The fuel efficiency plot is made more clear by toggling off some of the countries, for example. To do so, first render the plot using the SVGJS backend, which was not used to generate this webpage but is the default at the REPL, then simply click or shift-click in the colored squares in the table of keys to the right.

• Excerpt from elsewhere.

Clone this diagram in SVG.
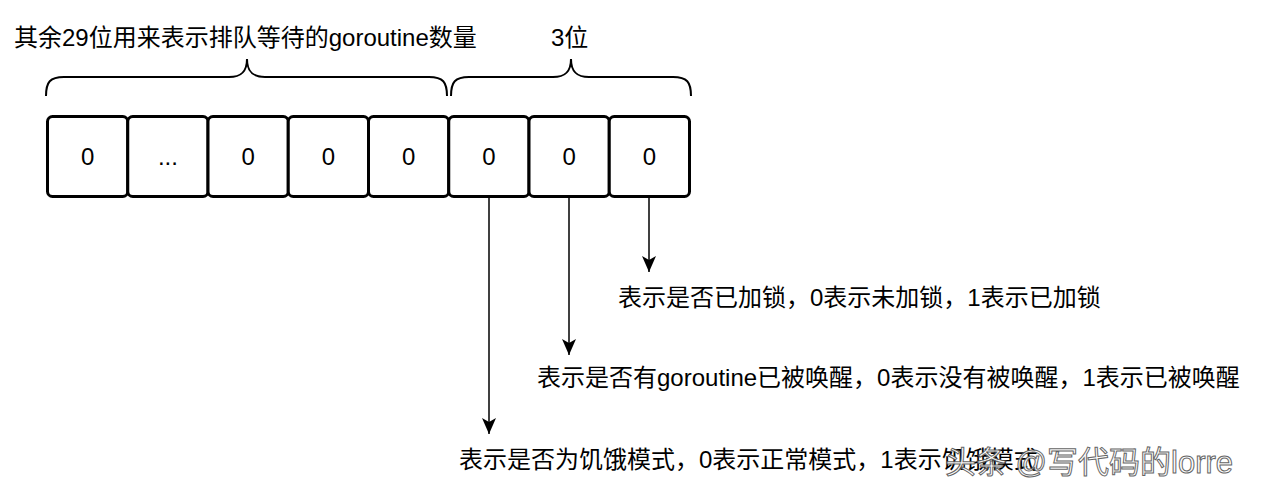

One can also zoom in and out by pressing the shift key while either scrolling the mouse wheel or clicking and dragging a box. Should your mouse not work, try the plus, minus, I, and O, keys. Panning is similarly easy: click and drag without depressing the shift key, or use the arrow keys. For Vim enthusiasts, the H, J, K, and L keys pan as expected. To reset the plot to it's initial state, double click it or hit R. Lastly, press C to toggle on and off a numerical display of the cursor coordinates.